We all throw our trash away, but we often don’t think about the massive scale of all the trash we create. We create more garbage than we need to, partly because solid waste is often not priced like a utility, which would provide immediate incentives for people to throw away less and recycle more.
Valuable Materials in the Trash
As the U.S. EPA has reported, Americans throw away a stunning amount of recyclable materials each year. For example, in 2013–the most recent year for which there is data–we sent to landfills and incinerators 29.5 million tons of plastics, 25.2 million tons of paper and paperboard, 15.2 million tons of metal, and 8.4 million tons of glass. All of this material has significant value.

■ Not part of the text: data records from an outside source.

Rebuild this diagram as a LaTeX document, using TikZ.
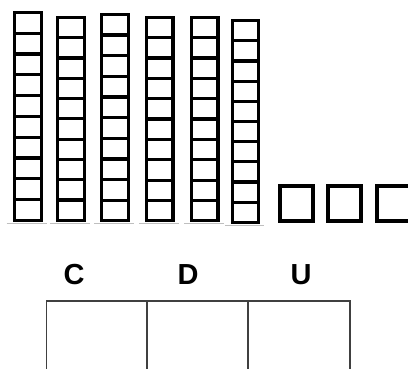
\documentclass[tikz,border=0pt]{standalone}
\usepackage{fontspec}
\setmainfont{Liberation Sans}
\begin{document}
\begin{tikzpicture}[x=1pt,y=-1pt,
  rod/.style={draw=black,line width=3.2pt},
  cube/.style={draw=black,line width=3.8pt},
  base/.style={draw=black!25,line width=0.9pt},
  tbl/.style={draw=black!75,line width=1.4pt},
  lbl/.style={font=\bfseries\fontsize{29}{30}\selectfont,inner sep=0pt,anchor=base}]
\useasboundingbox (0,0) rectangle (408,369);
% rods of ten: left, right, top (outer edges), bottom
\foreach \l/\r/\t/\b [count=\i] in {12.7/42.7/10.7/222, 56/86/15.7/222, 100/130/12.7/222.5, 145/174.5/15.7/222.5, 190/219.5/15.7/222.5, 231/260/19/224}{
  \draw[base] (\l-6,\b+1) -- (\r+4,\b+1);
  \pgfmathsetmacro{\L}{\l+1.6}\pgfmathsetmacro{\R}{\r-1.6}
  \pgfmathsetmacro{\T}{\t+1.6}\pgfmathsetmacro{\B}{\b-1.6}
  \draw[rod] (\L,\T) rectangle (\R,\B);
  \foreach \k in {1,...,9}{
    \pgfmathsetmacro{\Y}{\T+(\B-\T)*\k/10}
    \draw[rod] (\L,\Y) -- (\R,\Y);
  }
}
% unit cubes
\foreach \l in {278,326,375}{
  \draw[cube] (\l+1.9,185.9) rectangle (\l+37-1.9,223-1.9);
}
% labels
\node[lbl] (c) at (74,285) {C};
\node[lbl] (d) at (188,285) {D};
\node[lbl] (u) at (301,285) {U};
% table
\draw[tbl] (46.7,372) -- (46.7,301) -- (350,301) -- (350,372);
\draw[tbl] (147,301) -- (147,372);
\draw[tbl] (248,301) -- (248,372);
\end{tikzpicture}
\end{document}
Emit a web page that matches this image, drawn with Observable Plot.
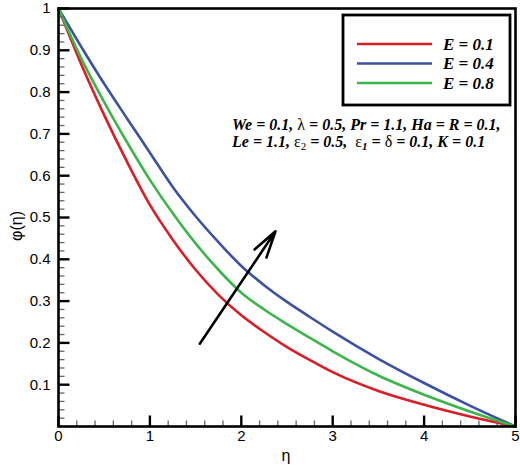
<!DOCTYPE html>
<html>
<head>
<meta charset="utf-8">
<script src="https://cdn.jsdelivr.net/npm/d3@7"></script>
<script src="https://cdn.jsdelivr.net/npm/@observablehq/plot@0.6"></script>
<style>
  html, body { margin: 0; padding: 0; background: #fff; }
  svg { display: block; }
</style>
</head>
<body>
<div id="chart"></div>
<script>
// ---- data ----
const eta    = [0, 0.25, 0.5, 0.75, 1, 1.25, 1.5, 1.75, 2, 2.25, 2.5, 2.75, 3, 3.5, 4, 4.5, 5];
const phiE01 = [1, 0.866, 0.745, 0.633, 0.53, 0.447, 0.375, 0.315, 0.266, 0.226, 0.19, 0.159, 0.13, 0.085, 0.052, 0.024, 0];
const phiE04 = [1, 0.908, 0.82, 0.737, 0.655, 0.573, 0.503, 0.441, 0.384, 0.338, 0.298, 0.262, 0.227, 0.162, 0.104, 0.05, 0];
const phiE08 = [1, 0.88, 0.776, 0.68, 0.59, 0.51, 0.438, 0.375, 0.32, 0.28, 0.245, 0.212, 0.18, 0.122, 0.076, 0.036, 0];
const seriesNames  = ["E = 0.1", "E = 0.4", "E = 0.8"];
const seriesColors = ["#d81e26", "#3b52a3", "#3db54a"];
const xTicks = [0, 1, 2, 3, 4, 5];
const yTicks = [0.1, 0.2, 0.3, 0.4, 0.5, 0.6, 0.7, 0.8, 0.9, 1];
const xMinor = [0.2, 0.4, 0.6, 0.8, 1.2, 1.4, 1.6, 1.8, 2.2, 2.4, 2.6, 2.8, 3.2, 3.4, 3.6, 3.8, 4.2, 4.4, 4.6, 4.8];
const yMinor = [0.02, 0.04, 0.06, 0.08, 0.12, 0.14, 0.16, 0.18, 0.22, 0.24, 0.26, 0.28, 0.32, 0.34, 0.36, 0.38,
                0.42, 0.44, 0.46, 0.48, 0.52, 0.54, 0.56, 0.58, 0.62, 0.64, 0.66, 0.68, 0.72, 0.74, 0.76, 0.78,
                0.82, 0.84, 0.86, 0.88, 0.92, 0.94, 0.96, 0.98];
const arrowFrom = {eta: 1.546, phi: 0.198};
const arrowTo   = {eta: 2.374, phi: 0.467};

const series = [phiE01, phiE04, phiE08];
const rows = series.flatMap((vals, s) => vals.map((v, i) => ({eta: eta[i], phi: v, E: seriesNames[s]})));

const W = 520, H = 467, ML = 58, MR = 5, MT = 8, MB = 41;
const innerW = W - ML - MR, innerH = H - MT - MB;
const xDom = [0, 5], yDom = [0, 1];
const tx = px => px / innerW * (xDom[1] - xDom[0]);
const ty = px => px / innerH * (yDom[1] - yDom[0]);
const xMinorRows = xMinor.map(v => ({v}));
const yMinorRows = yMinor.map(v => ({v}));
const xMajorRows = xTicks.map(v => ({v}));
const yMajorRows = yTicks.map(v => ({v}));

const plot = Plot.plot({
  width: W,
  height: H,
  marginLeft: ML,
  marginRight: MR,
  marginTop: MT,
  marginBottom: MB,
  style: {fontFamily: "'Liberation Sans', Arial, sans-serif", fontSize: "15px", color: "#000", background: "#fff"},
  x: {domain: xDom, label: null},
  y: {domain: yDom, label: null},
  color: {domain: seriesNames, range: seriesColors},
  marks: [
    Plot.line(rows, {x: "eta", y: "phi", z: "E", stroke: "E", strokeWidth: 2.6, curve: "monotone-x"}),
    Plot.arrow([{x1: arrowFrom.eta, y1: arrowFrom.phi, x2: arrowTo.eta, y2: arrowTo.phi}],
      {x1: "x1", y1: "y1", x2: "x2", y2: "y2", stroke: "#000", strokeWidth: 2.6, headLength: 16, headAngle: 30}),
    // inward ticks as links in data space
    Plot.link(xMinorRows, {x1: "v", x2: "v", y1: () => yDom[0], y2: () => yDom[0] + ty(6), stroke: "#666", strokeWidth: 1.3}),
    Plot.link(yMinorRows, {y1: "v", y2: "v", x1: () => xDom[0], x2: () => xDom[0] + tx(6), stroke: "#666", strokeWidth: 1.3}),
    Plot.link(xMajorRows, {x1: "v", x2: "v", y1: () => yDom[0], y2: () => yDom[0] + ty(11), stroke: "#000", strokeWidth: 2.4}),
    Plot.link(yMajorRows, {y1: "v", y2: "v", x1: () => xDom[0], x2: () => xDom[0] + tx(11), stroke: "#000", strokeWidth: 2.4}),
    // tick labels
    Plot.axisX(xTicks, {anchor: "bottom", tickSize: 0, tickPadding: 4, fontSize: 15, label: null, tickFormat: d => String(d)}),
    Plot.axisY(yTicks, {anchor: "left", tickSize: 0, tickPadding: 8, fontSize: 15, label: null, tickFormat: d => String(d)}),
    Plot.frame({stroke: "#000", strokeWidth: 2.6})
  ]
});
document.getElementById("chart").appendChild(plot);

const svg = d3.select(plot);

// axis titles
svg.append("text").attr("x", 286).attr("y", 461).attr("text-anchor", "middle")
  .attr("font-family", "'Liberation Sans', Arial, sans-serif").attr("font-size", 16).text("η");
svg.append("text").attr("transform", "translate(22,226) rotate(-90)").attr("text-anchor", "middle")
  .attr("font-family", "'Liberation Sans', Arial, sans-serif").attr("font-size", 16).text("φ(η)");

// legend box
const lg = svg.append("g").attr("text-anchor", "start");
lg.append("rect").attr("x", 343).attr("y", 15).attr("width", 167).attr("height", 90)
  .attr("fill", "#fff").attr("stroke", "#000").attr("stroke-width", 2.8);
const legendY = [44, 63.5, 83];
seriesNames.forEach((name, i) => {
  lg.append("line").attr("x1", 357).attr("x2", 432).attr("y1", legendY[i]).attr("y2", legendY[i])
    .attr("stroke", seriesColors[i]).attr("stroke-width", 2.6);
  lg.append("text").attr("x", 443).attr("y", legendY[i] + 5.5).attr("text-anchor", "start")
    .attr("font-family", "'Liberation Serif', 'Times New Roman', serif")
    .attr("font-weight", "bold").attr("font-style", "italic").attr("font-size", 17)
    .attr("xml:space", "preserve").text(name);
});

// parameter annotation
const ann = svg.append("g").attr("text-anchor", "start")
  .attr("font-family", "'Liberation Serif', 'Times New Roman', serif")
  .attr("font-size", 16).attr("font-weight", "bold").attr("font-style", "italic");
function line(y, parts) {
  const t = ann.append("text").attr("x", 232).attr("y", y).attr("text-anchor", "start").attr("xml:space", "preserve");
  parts.forEach(p => {
    const s = t.append("tspan").text(p.t);
    if (p.g) s.attr("font-style", "normal").attr("font-weight", "normal");
    if (p.sub) s.attr("baseline-shift", "-25%").attr("font-size", 11);
  });
}
line(130, [{t: "We = 0.1, "}, {t: "λ", g: 1}, {t: " = 0.5, Pr = 1.1, Ha = R = 0.1,"}]);
line(147, [{t: "Le = 1.1, "}, {t: "ε", g: 1}, {t: "2", g: 1, sub: 1}, {t: " = 0.5,  "}, {t: "ε", g: 1}, {t: "1", sub: 1}, {t: " = "}, {t: "δ", g: 1}, {t: " = 0.1, K = 0.1"}]);
</script>
</body>
</html>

The fact that so much of our trash is not actually trash means that we’re bearing costs that we don’t need to. Some recent research details the economic toll of all this waste. Each year, $200 billion is spent on solid waste management and unnecessary energy use due to trash. In addition, there is $184 billion in unrealized revenue each year from missed opportunities for increased manufacturing using recycled goods, the value of recyclable materials thrown in landfills and incinerators, and payroll from more recycling-related jobs. Altogether, those avoidable costs and unrealized revenue opportunities for local governments make trash a $384 billion problem in the U.S. economy every year–funds that could surely be spent on achieving other worthy goals.
Wasted Natural Resources
The environmental cost of all this waste is also stunning. According to the EPA’s Waste Reduction Model (WARM), all the recyclable or reusable materials that were thrown in trash cans in 2013 instead of being recycled or reused is equivalent to the annual emissions from 61.7 million passenger vehicles. Moreover, the energy that was wasted because so many new products had to be made from virgin materials instead of recycled materials is equivalent to the amount of energy needed to fully power 23.3 million houses for a year.
One Price for All the Trash We Can Throw Away
Why do we create all this waste? One of the biggest reasons is that the residential solid waste system, unlike every other utility we use, is generally paid for with flat fees and taxes. In this “all-you-can-eat” trash system, we throw away as much as we care to because there’s no additional cost to do so. Compare that to water, electricity, or gas: If we use more, we pay more. As a result, people are far more likely to conserve those resources than they are to limit the amount they throw away.
The Solution: Making Residents Partners
The bad news is that these unfortunate trends are likely to continue as long as our residential solid waste system keeps incentivizing waste. But there’s good news: When we price trash the same way we price every other utility, we unlock the power of waste reduction to save tremendous amounts of money and help make a more sustainable world.